Goal
Copy out, with no alterations, the lines below running from the one containing "Generate a LaTeX" to the one containing "(t2) at (304,72)", inclusive at each end; pictures are omitted.

[Figure scripts]
----
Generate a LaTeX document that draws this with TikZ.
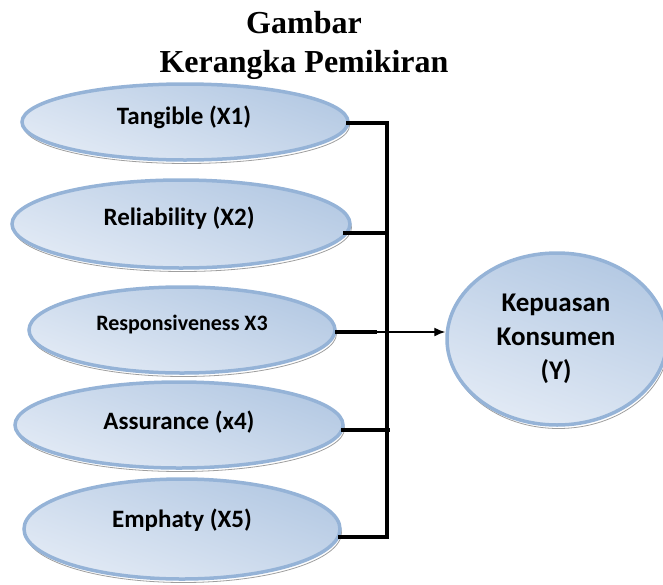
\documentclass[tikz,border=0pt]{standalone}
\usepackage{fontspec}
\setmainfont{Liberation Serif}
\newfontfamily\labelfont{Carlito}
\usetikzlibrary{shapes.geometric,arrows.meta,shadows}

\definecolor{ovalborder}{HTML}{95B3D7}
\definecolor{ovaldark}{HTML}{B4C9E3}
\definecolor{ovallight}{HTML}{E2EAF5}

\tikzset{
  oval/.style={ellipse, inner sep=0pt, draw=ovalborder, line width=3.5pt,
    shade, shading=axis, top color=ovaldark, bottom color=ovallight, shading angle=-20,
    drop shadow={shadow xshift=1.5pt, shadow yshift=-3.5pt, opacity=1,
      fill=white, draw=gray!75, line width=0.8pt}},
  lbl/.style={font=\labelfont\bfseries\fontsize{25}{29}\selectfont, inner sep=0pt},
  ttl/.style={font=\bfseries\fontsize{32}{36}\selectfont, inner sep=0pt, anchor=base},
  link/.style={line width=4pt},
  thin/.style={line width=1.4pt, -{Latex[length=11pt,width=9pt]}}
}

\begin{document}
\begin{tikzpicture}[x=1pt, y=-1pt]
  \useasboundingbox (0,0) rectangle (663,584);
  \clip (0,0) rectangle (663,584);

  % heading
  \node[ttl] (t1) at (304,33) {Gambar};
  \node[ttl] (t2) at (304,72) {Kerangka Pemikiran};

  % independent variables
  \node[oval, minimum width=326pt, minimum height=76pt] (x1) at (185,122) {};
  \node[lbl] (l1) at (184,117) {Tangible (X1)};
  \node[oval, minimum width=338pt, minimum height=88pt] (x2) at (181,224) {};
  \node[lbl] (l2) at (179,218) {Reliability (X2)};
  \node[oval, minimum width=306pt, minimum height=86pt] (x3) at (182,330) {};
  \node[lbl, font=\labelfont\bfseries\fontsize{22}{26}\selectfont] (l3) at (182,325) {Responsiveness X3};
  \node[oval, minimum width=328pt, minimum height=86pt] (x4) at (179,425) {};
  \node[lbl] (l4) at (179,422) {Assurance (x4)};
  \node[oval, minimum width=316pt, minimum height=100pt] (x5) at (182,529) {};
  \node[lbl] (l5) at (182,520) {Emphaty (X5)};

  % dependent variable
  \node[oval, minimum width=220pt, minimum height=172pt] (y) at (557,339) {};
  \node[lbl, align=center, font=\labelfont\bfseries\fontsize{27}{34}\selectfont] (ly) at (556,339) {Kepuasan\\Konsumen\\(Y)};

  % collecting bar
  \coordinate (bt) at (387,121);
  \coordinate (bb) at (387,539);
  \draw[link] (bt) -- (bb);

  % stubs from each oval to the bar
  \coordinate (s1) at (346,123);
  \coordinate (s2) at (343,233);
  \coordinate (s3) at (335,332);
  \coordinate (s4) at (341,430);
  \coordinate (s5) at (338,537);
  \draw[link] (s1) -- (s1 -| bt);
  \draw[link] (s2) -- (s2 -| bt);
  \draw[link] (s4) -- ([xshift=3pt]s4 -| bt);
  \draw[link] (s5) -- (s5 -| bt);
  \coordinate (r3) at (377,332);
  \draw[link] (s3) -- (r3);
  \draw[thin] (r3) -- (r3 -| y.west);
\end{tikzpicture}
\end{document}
----
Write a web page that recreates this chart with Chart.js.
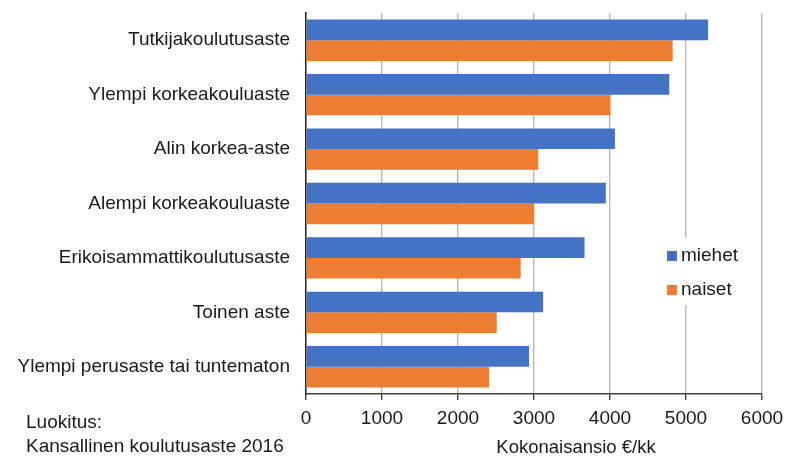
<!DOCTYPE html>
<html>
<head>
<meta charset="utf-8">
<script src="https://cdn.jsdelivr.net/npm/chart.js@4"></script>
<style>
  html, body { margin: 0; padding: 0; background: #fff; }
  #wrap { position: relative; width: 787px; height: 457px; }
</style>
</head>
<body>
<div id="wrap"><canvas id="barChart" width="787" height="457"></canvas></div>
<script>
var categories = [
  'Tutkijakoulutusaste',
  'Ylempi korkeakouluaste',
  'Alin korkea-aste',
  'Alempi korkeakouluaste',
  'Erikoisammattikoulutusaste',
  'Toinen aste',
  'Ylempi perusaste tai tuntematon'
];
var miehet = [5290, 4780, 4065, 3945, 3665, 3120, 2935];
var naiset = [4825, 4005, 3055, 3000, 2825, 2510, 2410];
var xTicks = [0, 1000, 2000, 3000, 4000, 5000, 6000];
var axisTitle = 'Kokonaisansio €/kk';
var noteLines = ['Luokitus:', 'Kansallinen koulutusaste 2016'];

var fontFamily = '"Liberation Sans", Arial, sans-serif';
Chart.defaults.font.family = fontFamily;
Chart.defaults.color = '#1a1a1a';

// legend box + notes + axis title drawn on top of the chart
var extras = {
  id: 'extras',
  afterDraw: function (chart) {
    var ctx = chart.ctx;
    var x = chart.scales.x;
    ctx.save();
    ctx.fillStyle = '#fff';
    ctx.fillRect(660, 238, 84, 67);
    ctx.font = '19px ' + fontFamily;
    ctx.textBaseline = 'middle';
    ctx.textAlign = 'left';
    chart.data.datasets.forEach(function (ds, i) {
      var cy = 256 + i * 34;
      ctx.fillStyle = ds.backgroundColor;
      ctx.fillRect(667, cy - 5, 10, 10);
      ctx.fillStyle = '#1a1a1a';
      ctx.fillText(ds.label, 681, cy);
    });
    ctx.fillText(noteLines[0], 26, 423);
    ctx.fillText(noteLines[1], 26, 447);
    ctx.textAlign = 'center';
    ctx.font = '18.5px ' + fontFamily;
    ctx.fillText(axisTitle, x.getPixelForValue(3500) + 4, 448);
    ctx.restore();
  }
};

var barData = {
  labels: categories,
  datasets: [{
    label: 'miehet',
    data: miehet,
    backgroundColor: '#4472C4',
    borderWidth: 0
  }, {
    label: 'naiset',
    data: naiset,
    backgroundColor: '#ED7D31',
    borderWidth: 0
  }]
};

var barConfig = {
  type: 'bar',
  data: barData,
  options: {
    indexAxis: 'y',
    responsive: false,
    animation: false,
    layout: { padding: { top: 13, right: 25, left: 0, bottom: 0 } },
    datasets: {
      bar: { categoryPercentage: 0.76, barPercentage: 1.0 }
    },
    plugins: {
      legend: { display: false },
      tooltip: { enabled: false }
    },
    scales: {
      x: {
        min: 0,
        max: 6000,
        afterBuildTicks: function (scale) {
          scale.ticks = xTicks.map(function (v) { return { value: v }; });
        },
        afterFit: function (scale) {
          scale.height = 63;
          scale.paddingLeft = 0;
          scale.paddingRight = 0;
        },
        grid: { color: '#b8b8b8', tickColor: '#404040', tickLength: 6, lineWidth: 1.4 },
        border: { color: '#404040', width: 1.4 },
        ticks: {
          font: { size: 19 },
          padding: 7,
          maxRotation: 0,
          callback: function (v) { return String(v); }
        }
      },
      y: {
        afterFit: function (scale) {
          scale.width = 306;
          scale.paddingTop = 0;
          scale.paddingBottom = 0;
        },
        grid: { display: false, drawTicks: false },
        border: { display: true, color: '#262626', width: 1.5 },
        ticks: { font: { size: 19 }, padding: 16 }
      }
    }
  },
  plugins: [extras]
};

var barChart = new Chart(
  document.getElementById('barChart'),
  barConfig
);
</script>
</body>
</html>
----
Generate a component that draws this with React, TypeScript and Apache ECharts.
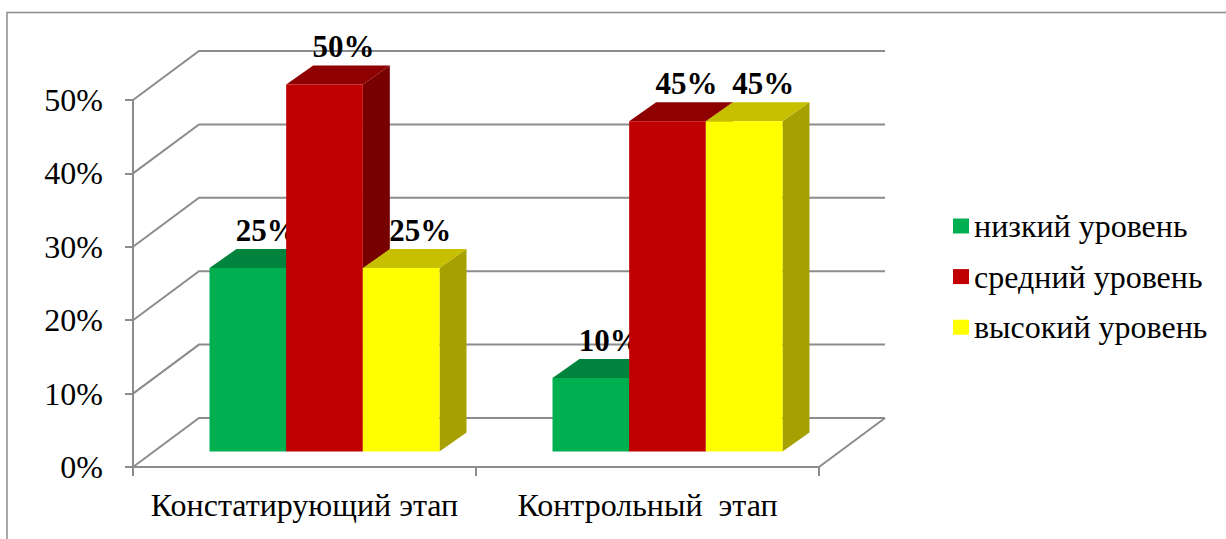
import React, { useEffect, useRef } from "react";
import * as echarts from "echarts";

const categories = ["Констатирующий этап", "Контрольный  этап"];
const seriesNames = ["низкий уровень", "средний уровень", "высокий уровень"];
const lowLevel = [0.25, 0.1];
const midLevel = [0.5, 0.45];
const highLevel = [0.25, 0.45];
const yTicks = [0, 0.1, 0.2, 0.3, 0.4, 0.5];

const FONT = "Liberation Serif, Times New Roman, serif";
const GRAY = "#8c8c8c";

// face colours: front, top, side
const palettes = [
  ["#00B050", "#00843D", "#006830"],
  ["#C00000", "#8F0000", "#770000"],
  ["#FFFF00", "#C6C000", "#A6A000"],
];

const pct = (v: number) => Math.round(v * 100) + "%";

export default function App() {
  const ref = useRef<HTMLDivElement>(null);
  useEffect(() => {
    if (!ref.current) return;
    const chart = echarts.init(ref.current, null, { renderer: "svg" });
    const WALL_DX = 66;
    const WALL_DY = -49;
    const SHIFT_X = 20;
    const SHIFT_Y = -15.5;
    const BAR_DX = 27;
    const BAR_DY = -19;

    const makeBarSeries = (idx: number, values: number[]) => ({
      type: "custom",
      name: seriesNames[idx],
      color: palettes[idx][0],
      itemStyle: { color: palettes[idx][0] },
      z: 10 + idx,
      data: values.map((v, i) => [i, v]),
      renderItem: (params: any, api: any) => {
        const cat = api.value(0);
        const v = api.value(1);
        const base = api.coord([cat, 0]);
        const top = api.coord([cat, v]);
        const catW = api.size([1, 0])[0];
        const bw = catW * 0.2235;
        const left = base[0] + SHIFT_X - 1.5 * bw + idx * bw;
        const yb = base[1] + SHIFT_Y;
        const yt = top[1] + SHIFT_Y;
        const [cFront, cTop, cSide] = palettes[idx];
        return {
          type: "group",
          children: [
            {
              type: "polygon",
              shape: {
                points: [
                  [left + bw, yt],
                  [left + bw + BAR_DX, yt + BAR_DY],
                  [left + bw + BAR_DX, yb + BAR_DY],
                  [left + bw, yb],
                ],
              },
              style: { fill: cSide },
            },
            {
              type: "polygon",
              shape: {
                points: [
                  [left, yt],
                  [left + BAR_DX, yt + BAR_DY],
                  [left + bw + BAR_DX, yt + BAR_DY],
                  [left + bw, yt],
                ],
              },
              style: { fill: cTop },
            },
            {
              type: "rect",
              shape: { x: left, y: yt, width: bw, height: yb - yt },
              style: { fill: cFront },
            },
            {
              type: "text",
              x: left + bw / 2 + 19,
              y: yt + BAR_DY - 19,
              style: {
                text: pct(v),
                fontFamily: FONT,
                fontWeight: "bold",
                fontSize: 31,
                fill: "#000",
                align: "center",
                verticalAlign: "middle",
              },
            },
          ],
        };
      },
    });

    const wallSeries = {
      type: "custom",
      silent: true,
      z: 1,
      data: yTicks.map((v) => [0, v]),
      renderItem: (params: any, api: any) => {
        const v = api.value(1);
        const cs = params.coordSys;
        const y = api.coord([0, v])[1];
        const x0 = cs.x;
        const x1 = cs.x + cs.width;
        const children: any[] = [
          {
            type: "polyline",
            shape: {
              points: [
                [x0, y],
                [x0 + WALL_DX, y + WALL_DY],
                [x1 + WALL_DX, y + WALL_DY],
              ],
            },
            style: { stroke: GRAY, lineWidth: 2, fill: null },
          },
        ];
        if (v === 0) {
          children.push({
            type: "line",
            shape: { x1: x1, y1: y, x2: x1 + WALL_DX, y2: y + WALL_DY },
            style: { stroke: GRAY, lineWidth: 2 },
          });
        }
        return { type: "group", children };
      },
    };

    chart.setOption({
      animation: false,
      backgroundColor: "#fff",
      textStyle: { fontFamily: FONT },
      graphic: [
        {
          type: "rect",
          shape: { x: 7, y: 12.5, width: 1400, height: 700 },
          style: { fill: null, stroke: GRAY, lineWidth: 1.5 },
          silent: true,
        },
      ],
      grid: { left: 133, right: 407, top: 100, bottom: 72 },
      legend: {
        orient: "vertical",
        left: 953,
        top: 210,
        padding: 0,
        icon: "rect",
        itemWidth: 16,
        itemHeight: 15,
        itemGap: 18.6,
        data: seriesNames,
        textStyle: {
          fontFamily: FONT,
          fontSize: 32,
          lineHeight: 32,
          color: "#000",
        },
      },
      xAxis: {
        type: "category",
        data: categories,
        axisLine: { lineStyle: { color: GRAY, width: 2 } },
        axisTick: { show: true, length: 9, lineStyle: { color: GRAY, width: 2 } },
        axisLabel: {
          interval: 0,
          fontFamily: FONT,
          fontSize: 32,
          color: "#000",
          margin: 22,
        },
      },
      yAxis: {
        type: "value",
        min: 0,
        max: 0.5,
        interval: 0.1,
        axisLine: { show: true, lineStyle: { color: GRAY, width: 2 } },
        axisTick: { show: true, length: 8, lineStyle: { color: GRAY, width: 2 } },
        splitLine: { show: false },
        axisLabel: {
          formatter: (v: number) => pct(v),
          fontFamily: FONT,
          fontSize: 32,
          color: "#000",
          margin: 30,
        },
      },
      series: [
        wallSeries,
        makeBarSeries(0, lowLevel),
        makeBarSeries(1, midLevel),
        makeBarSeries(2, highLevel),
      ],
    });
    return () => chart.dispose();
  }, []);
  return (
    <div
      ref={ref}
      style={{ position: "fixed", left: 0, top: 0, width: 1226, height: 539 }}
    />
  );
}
----
Final result
Generate a LaTeX document that draws this with TikZ.
\documentclass[tikz,border=0pt]{standalone}
\usepackage{fontspec}
\setmainfont{Liberation Serif}
\newfontfamily\labelfont{Carlito}
\usetikzlibrary{shapes.geometric,arrows.meta,shadows}

\definecolor{ovalborder}{HTML}{95B3D7}
\definecolor{ovaldark}{HTML}{B4C9E3}
\definecolor{ovallight}{HTML}{E2EAF5}

\tikzset{
  oval/.style={ellipse, inner sep=0pt, draw=ovalborder, line width=3.5pt,
    shade, shading=axis, top color=ovaldark, bottom color=ovallight, shading angle=-20,
    drop shadow={shadow xshift=1.5pt, shadow yshift=-3.5pt, opacity=1,
      fill=white, draw=gray!75, line width=0.8pt}},
  lbl/.style={font=\labelfont\bfseries\fontsize{25}{29}\selectfont, inner sep=0pt},
  ttl/.style={font=\bfseries\fontsize{32}{36}\selectfont, inner sep=0pt, anchor=base},
  link/.style={line width=4pt},
  thin/.style={line width=1.4pt, -{Latex[length=11pt,width=9pt]}}
}

\begin{document}
\begin{tikzpicture}[x=1pt, y=-1pt]
  \useasboundingbox (0,0) rectangle (663,584);
  \clip (0,0) rectangle (663,584);

  % heading
  \node[ttl] (t1) at (304,33) {Gambar};
  \node[ttl] (t2) at (304,72) {Kerangka Pemikiran};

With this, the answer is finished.